Reproduce the listing below exactly, minus its pictures.

⁂

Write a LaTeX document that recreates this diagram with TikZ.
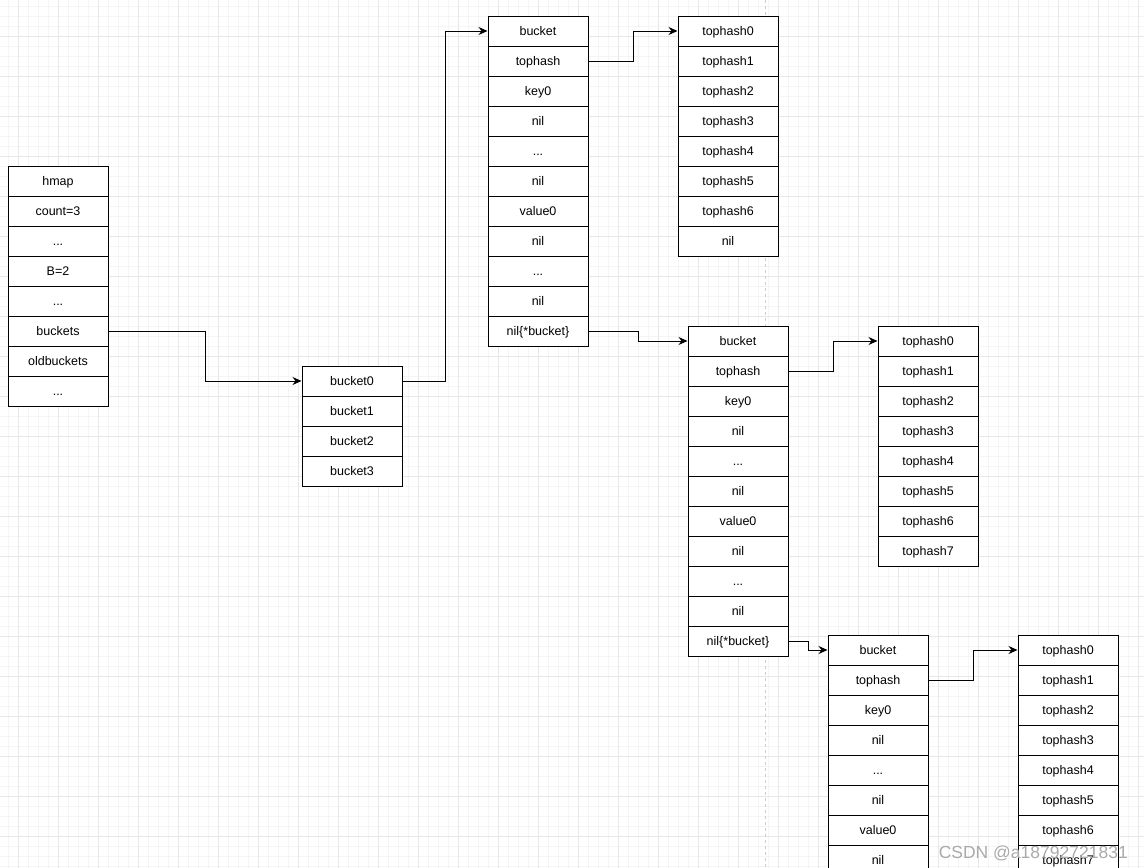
\documentclass[tikz,border=0pt]{standalone}
\usepackage{fontspec}
\setmainfont{Liberation Sans}
\usepackage{xcolor}
\usepackage{tikz}
\usetikzlibrary{arrows.meta}
\usetikzlibrary{backgrounds}
\usetikzlibrary{calc}
\pgfdeclarelayer{edgelayer}
\pgfdeclarelayer{nodelayer}
\pgfsetlayers{background,edgelayer,nodelayer,main}
\definecolor{minorline}{RGB}{245,245,245}
\definecolor{majorline}{RGB}{231,231,231}
\definecolor{pageline}{RGB}{205,205,205}
\definecolor{markgray}{RGB}{170,170,170}
\newcommand{\cellfont}{\fontsize{12.5}{14}\selectfont}
\tikzstyle{cell}=[draw=black,fill=white,line width=1pt,minimum width=100pt,minimum height=30pt,inner sep=0pt,text height=11pt,text depth=2pt,font=\cellfont]
\tikzstyle{ptr}=[line width=1pt,-{Stealth[length=9pt,width=8pt,inset=3pt]}]
\tikzstyle{gridminor}=[draw=minorline,line width=0.8pt]
\tikzstyle{gridmajor}=[draw=majorline,line width=1pt]

\begin{document}
\begin{tikzpicture}[x=1pt,y=-1pt]
	\useasboundingbox (0,0) rectangle (1144,868);
	\begin{pgfonlayer}{background}
		\fill[white] (0,0) rectangle (1144,868);
		\foreach \i in {0,...,114} \draw[gridminor] (8+10*\i,0) -- (8+10*\i,868);
		\foreach \i in {0,...,86} \draw[gridminor] (0,6+10*\i) -- (1144,6+10*\i);
		\foreach \i in {0,...,28} \draw[gridmajor] (18+40*\i,0) -- (18+40*\i,868);
		\foreach \i in {0,...,20} \draw[gridmajor] (0,36+40*\i) -- (1144,36+40*\i);
		\draw[pageline,line width=1pt,dash pattern=on 3pt off 3pt] (765,0) -- (765,868);
	\end{pgfonlayer}
	\begin{pgfonlayer}{nodelayer}
		% hmap
		\node [style=cell] (hm0) at (58, 181) {hmap};
		\node [style=cell] (hm1) at (58, 211) {count=3};
		\node [style=cell] (hm2) at (58, 241) {...};
		\node [style=cell] (hm3) at (58, 271) {B=2};
		\node [style=cell] (hm4) at (58, 301) {...};
		\node [style=cell] (hm5) at (58, 331) {buckets};
		\node [style=cell] (hm6) at (58, 361) {oldbuckets};
		\node [style=cell] (hm7) at (58, 391) {...};
		% buckets array
		\node [style=cell] (bk0) at (352, 381) {bucket0};
		\node [style=cell] (bk1) at (352, 411) {bucket1};
		\node [style=cell] (bk2) at (352, 441) {bucket2};
		\node [style=cell] (bk3) at (352, 471) {bucket3};
		% first bucket
		\node [style=cell] (ba0) at (538, 31) {bucket};
		\node [style=cell] (ba1) at (538, 61) {tophash};
		\node [style=cell] (ba2) at (538, 91) {key0};
		\node [style=cell] (ba3) at (538, 121) {nil};
		\node [style=cell] (ba4) at (538, 151) {...};
		\node [style=cell] (ba5) at (538, 181) {nil};
		\node [style=cell] (ba6) at (538, 211) {value0};
		\node [style=cell] (ba7) at (538, 241) {nil};
		\node [style=cell] (ba8) at (538, 271) {...};
		\node [style=cell] (ba9) at (538, 301) {nil};
		\node [style=cell] (ba10) at (538, 331) {nil\{*bucket\}};
		\node [style=cell] (ta0) at (728, 31) {tophash0};
		\node [style=cell] (ta1) at (728, 61) {tophash1};
		\node [style=cell] (ta2) at (728, 91) {tophash2};
		\node [style=cell] (ta3) at (728, 121) {tophash3};
		\node [style=cell] (ta4) at (728, 151) {tophash4};
		\node [style=cell] (ta5) at (728, 181) {tophash5};
		\node [style=cell] (ta6) at (728, 211) {tophash6};
		\node [style=cell] (ta7) at (728, 241) {nil};
		% overflow bucket
		\node [style=cell] (bb0) at (738, 341) {bucket};
		\node [style=cell] (bb1) at (738, 371) {tophash};
		\node [style=cell] (bb2) at (738, 401) {key0};
		\node [style=cell] (bb3) at (738, 431) {nil};
		\node [style=cell] (bb4) at (738, 461) {...};
		\node [style=cell] (bb5) at (738, 491) {nil};
		\node [style=cell] (bb6) at (738, 521) {value0};
		\node [style=cell] (bb7) at (738, 551) {nil};
		\node [style=cell] (bb8) at (738, 581) {...};
		\node [style=cell] (bb9) at (738, 611) {nil};
		\node [style=cell] (bb10) at (738, 641) {nil\{*bucket\}};
		\node [style=cell] (tb0) at (928, 341) {tophash0};
		\node [style=cell] (tb1) at (928, 371) {tophash1};
		\node [style=cell] (tb2) at (928, 401) {tophash2};
		\node [style=cell] (tb3) at (928, 431) {tophash3};
		\node [style=cell] (tb4) at (928, 461) {tophash4};
		\node [style=cell] (tb5) at (928, 491) {tophash5};
		\node [style=cell] (tb6) at (928, 521) {tophash6};
		\node [style=cell] (tb7) at (928, 551) {tophash7};
		% next overflow bucket
		\node [style=cell] (bc0) at (878, 650) {bucket};
		\node [style=cell] (bc1) at (878, 680) {tophash};
		\node [style=cell] (bc2) at (878, 710) {key0};
		\node [style=cell] (bc3) at (878, 740) {nil};
		\node [style=cell] (bc4) at (878, 770) {...};
		\node [style=cell] (bc5) at (878, 800) {nil};
		\node [style=cell] (bc6) at (878, 830) {value0};
		\node [style=cell] (bc7) at (878, 860) {nil};
		\node [style=cell] (tc0) at (1068, 650) {tophash0};
		\node [style=cell] (tc1) at (1068, 680) {tophash1};
		\node [style=cell] (tc2) at (1068, 710) {tophash2};
		\node [style=cell] (tc3) at (1068, 740) {tophash3};
		\node [style=cell] (tc4) at (1068, 770) {tophash4};
		\node [style=cell] (tc5) at (1068, 800) {tophash5};
		\node [style=cell] (tc6) at (1068, 830) {tophash6};
		\node [style=cell] (tc7) at (1068, 860) {tophash7};
	\end{pgfonlayer}
	\begin{pgfonlayer}{edgelayer}
		\draw [style=ptr] (hm5.east) -- ++(97,0) |- (bk0.west);
		\draw [style=ptr] (bk0.east) -- ++(43,0) |- (ba0.west);
		\draw [style=ptr] (ba1.east) -- ++(45,0) |- (ta0.west);
		\draw [style=ptr] (ba10.east) -- ++(50,0) |- (bb0.west);
		\draw [style=ptr] (bb1.east) -- ++(45,0) |- (tb0.west);
		\draw [style=ptr] (bb10.east) -- ++(20,0) |- (bc0.west);
		\draw [style=ptr] (bc1.east) -- ++(45,0) |- (tc0.west);
	\end{pgfonlayer}
	\node [text=markgray,font=\fontsize{17.5}{20}\selectfont,anchor=base east,inner sep=0pt] (mark) at (1128, 858) {CSDN @a18792721831};
\end{tikzpicture}
\end{document}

⁂

_REPLY TO THE EXERCISE_
Write a LaTeX document that recreates this diagram with TikZ.
\documentclass[tikz,border=0pt]{standalone}
\usepackage{fontspec}
\setmainfont{Liberation Sans}
\usepackage{xcolor}
\usepackage{tikz}
\usetikzlibrary{arrows.meta}
\usetikzlibrary{backgrounds}
\usetikzlibrary{calc}
\pgfdeclarelayer{edgelayer}
\pgfdeclarelayer{nodelayer}
\pgfsetlayers{background,edgelayer,nodelayer,main}
\definecolor{minorline}{RGB}{245,245,245}
\definecolor{majorline}{RGB}{231,231,231}
\definecolor{pageline}{RGB}{205,205,205}
\definecolor{markgray}{RGB}{170,170,170}
\newcommand{\cellfont}{\fontsize{12.5}{14}\selectfont}
\tikzstyle{cell}=[draw=black,fill=white,line width=1pt,minimum width=100pt,minimum height=30pt,inner sep=0pt,text height=11pt,text depth=2pt,font=\cellfont]
\tikzstyle{ptr}=[line width=1pt,-{Stealth[length=9pt,width=8pt,inset=3pt]}]
\tikzstyle{gridminor}=[draw=minorline,line width=0.8pt]
\tikzstyle{gridmajor}=[draw=majorline,line width=1pt]

\begin{document}
\begin{tikzpicture}[x=1pt,y=-1pt]
	\useasboundingbox (0,0) rectangle (1144,868);
	\begin{pgfonlayer}{background}
		\fill[white] (0,0) rectangle (1144,868);
		\foreach \i in {0,...,114} \draw[gridminor] (8+10*\i,0) -- (8+10*\i,868);
		\foreach \i in {0,...,86} \draw[gridminor] (0,6+10*\i) -- (1144,6+10*\i);
		\foreach \i in {0,...,28} \draw[gridmajor] (18+40*\i,0) -- (18+40*\i,868);
		\foreach \i in {0,...,20} \draw[gridmajor] (0,36+40*\i) -- (1144,36+40*\i);
		\draw[pageline,line width=1pt,dash pattern=on 3pt off 3pt] (765,0) -- (765,868);
	\end{pgfonlayer}
	\begin{pgfonlayer}{nodelayer}
		% hmap
		\node [style=cell] (hm0) at (58, 181) {hmap};
		\node [style=cell] (hm1) at (58, 211) {count=3};
		\node [style=cell] (hm2) at (58, 241) {...};
		\node [style=cell] (hm3) at (58, 271) {B=2};
		\node [style=cell] (hm4) at (58, 301) {...};
		\node [style=cell] (hm5) at (58, 331) {buckets};
		\node [style=cell] (hm6) at (58, 361) {oldbuckets};
		\node [style=cell] (hm7) at (58, 391) {...};
		% buckets array
		\node [style=cell] (bk0) at (352, 381) {bucket0};
		\node [style=cell] (bk1) at (352, 411) {bucket1};
		\node [style=cell] (bk2) at (352, 441) {bucket2};
		\node [style=cell] (bk3) at (352, 471) {bucket3};
		% first bucket
		\node [style=cell] (ba0) at (538, 31) {bucket};
		\node [style=cell] (ba1) at (538, 61) {tophash};
		\node [style=cell] (ba2) at (538, 91) {key0};
		\node [style=cell] (ba3) at (538, 121) {nil};
		\node [style=cell] (ba4) at (538, 151) {...};
		\node [style=cell] (ba5) at (538, 181) {nil};
		\node [style=cell] (ba6) at (538, 211) {value0};
		\node [style=cell] (ba7) at (538, 241) {nil};
		\node [style=cell] (ba8) at (538, 271) {...};
		\node [style=cell] (ba9) at (538, 301) {nil};
		\node [style=cell] (ba10) at (538, 331) {nil\{*bucket\}};
		\node [style=cell] (ta0) at (728, 31) {tophash0};
		\node [style=cell] (ta1) at (728, 61) {tophash1};
		\node [style=cell] (ta2) at (728, 91) {tophash2};
		\node [style=cell] (ta3) at (728, 121) {tophash3};
		\node [style=cell] (ta4) at (728, 151) {tophash4};
		\node [style=cell] (ta5) at (728, 181) {tophash5};
		\node [style=cell] (ta6) at (728, 211) {tophash6};
		\node [style=cell] (ta7) at (728, 241) {nil};
		% overflow bucket
		\node [style=cell] (bb0) at (738, 341) {bucket};
		\node [style=cell] (bb1) at (738, 371) {tophash};
		\node [style=cell] (bb2) at (738, 401) {key0};
		\node [style=cell] (bb3) at (738, 431) {nil};
		\node [style=cell] (bb4) at (738, 461) {...};
		\node [style=cell] (bb5) at (738, 491) {nil};
		\node [style=cell] (bb6) at (738, 521) {value0};
		\node [style=cell] (bb7) at (738, 551) {nil};
		\node [style=cell] (bb8) at (738, 581) {...};
		\node [style=cell] (bb9) at (738, 611) {nil};
		\node [style=cell] (bb10) at (738, 641) {nil\{*bucket\}};
		\node [style=cell] (tb0) at (928, 341) {tophash0};
		\node [style=cell] (tb1) at (928, 371) {tophash1};
		\node [style=cell] (tb2) at (928, 401) {tophash2};
		\node [style=cell] (tb3) at (928, 431) {tophash3};
		\node [style=cell] (tb4) at (928, 461) {tophash4};
		\node [style=cell] (tb5) at (928, 491) {tophash5};
		\node [style=cell] (tb6) at (928, 521) {tophash6};
		\node [style=cell] (tb7) at (928, 551) {tophash7};
		% next overflow bucket
		\node [style=cell] (bc0) at (878, 650) {bucket};
		\node [style=cell] (bc1) at (878, 680) {tophash};
		\node [style=cell] (bc2) at (878, 710) {key0};
		\node [style=cell] (bc3) at (878, 740) {nil};
		\node [style=cell] (bc4) at (878, 770) {...};
		\node [style=cell] (bc5) at (878, 800) {nil};
		\node [style=cell] (bc6) at (878, 830) {value0};
		\node [style=cell] (bc7) at (878, 860) {nil};
		\node [style=cell] (tc0) at (1068, 650) {tophash0};
		\node [style=cell] (tc1) at (1068, 680) {tophash1};
		\node [style=cell] (tc2) at (1068, 710) {tophash2};
		\node [style=cell] (tc3) at (1068, 740) {tophash3};
		\node [style=cell] (tc4) at (1068, 770) {tophash4};
		\node [style=cell] (tc5) at (1068, 800) {tophash5};
		\node [style=cell] (tc6) at (1068, 830) {tophash6};
		\node [style=cell] (tc7) at (1068, 860) {tophash7};
	\end{pgfonlayer}
	\begin{pgfonlayer}{edgelayer}
		\draw [style=ptr] (hm5.east) -- ++(97,0) |- (bk0.west);
		\draw [style=ptr] (bk0.east) -- ++(43,0) |- (ba0.west);
		\draw [style=ptr] (ba1.east) -- ++(45,0) |- (ta0.west);
		\draw [style=ptr] (ba10.east) -- ++(50,0) |- (bb0.west);
		\draw [style=ptr] (bb1.east) -- ++(45,0) |- (tb0.west);
		\draw [style=ptr] (bb10.east) -- ++(20,0) |- (bc0.west);
		\draw [style=ptr] (bc1.east) -- ++(45,0) |- (tc0.west);
	\end{pgfonlayer}
	\node [text=markgray,font=\fontsize{17.5}{20}\selectfont,anchor=base east,inner sep=0pt] (mark) at (1128, 858) {CSDN @a18792721831};
\end{tikzpicture}
\end{document}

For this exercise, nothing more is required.